Distributed API Utilities#

Symmetric memory management#

Some distributed APIs like nvmath.distributed.fft.FFT and nvmath.distributed.reshape.Reshape use a PGAS model for parallelism and require GPU operands to be allocated on the symmetric memory heap. We offer helpers to allocate CuPy ndarrays and PyTorch tensors on symmetric memory. To do so, simply specify the local shape, the array package and dtype:

import cupy
import torch

# Allocate a CuPy array of shape (3,3) on each process
a = nvmath.distributed.allocate_symmetric_memory((3,3), cupy, dtype=cupy.float32)

# Allocate a torch tensor of shape (3,3) on each process
b = nvmath.distributed.allocate_symmetric_memory((3,3), torch, dtype=torch.float64)

# ... do distributed computations using these operands, as well as any
# array operations supported by the package

nvmath.distributed.free_symmetric_memory(a, b)

Important

Any memory on the symmetric heap that is owned by the user (e.g. allocated with allocate_symmetric_memory() or returned to the user by a distributed API) must be deleted explicitly using free_symmetric_memory(). You cannot rely on the Python garbage collector to do this, since freeing a symmetric allocation is a collective call which must be done by all processes, and the garbage collector does not free memory in a deterministic fashion.

Note

The allocation size on each process must be the same (due to the symmetric memory requirement). This implies that, by default, the shape and dtype must be the same on every process. For non-uniform shapes, you can use make_symmetric=True to force a symmetric allocation under the hood (see the example below).

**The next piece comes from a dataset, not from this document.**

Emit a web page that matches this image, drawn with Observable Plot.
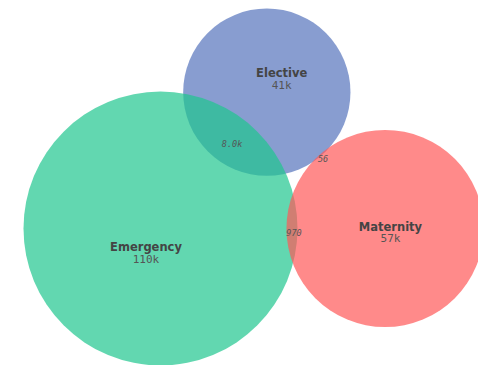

If the shape and dtype is not uniform across processes, you can make the allocation symmetric by using make_symmetric=True:

# Get process rank from mpi4py communicator.
rank = communicator.Get_rank()
# Note: this will raise an error if make_symmetric is False.
if rank == 0:
    a = nvmath.distributed.allocate_symmetric_memory((3,3), cupy, make_symmetric=True)
else:
    a = nvmath.distributed.allocate_symmetric_memory((2,3), cupy, make_symmetric=True)
# ...
nvmath.distributed.free_symmetric_memory(a)

This will allocate a buffer of the same size (in bytes) on each process, with the returned ndarray/tensor backed by that buffer, but of exactly the requested shape on that process. The size of the buffer is determined based on the process with most elements (rank 0 in the above example).

API Reference#

Symmetric Memory utilities#

nvmath-python provides host-side APIs for managing symmetric memory.

`allocate_symmetric_memory`(shape, package, *)	Return uninitialized tensor of given shape and type, allocated from the symmetric heap, on the device on which nvmath.distributed was initialized.
`free_symmetric_memory`(*tensors)	Frees tensors' data buffer where the buffer was allocated on the symmetric heap.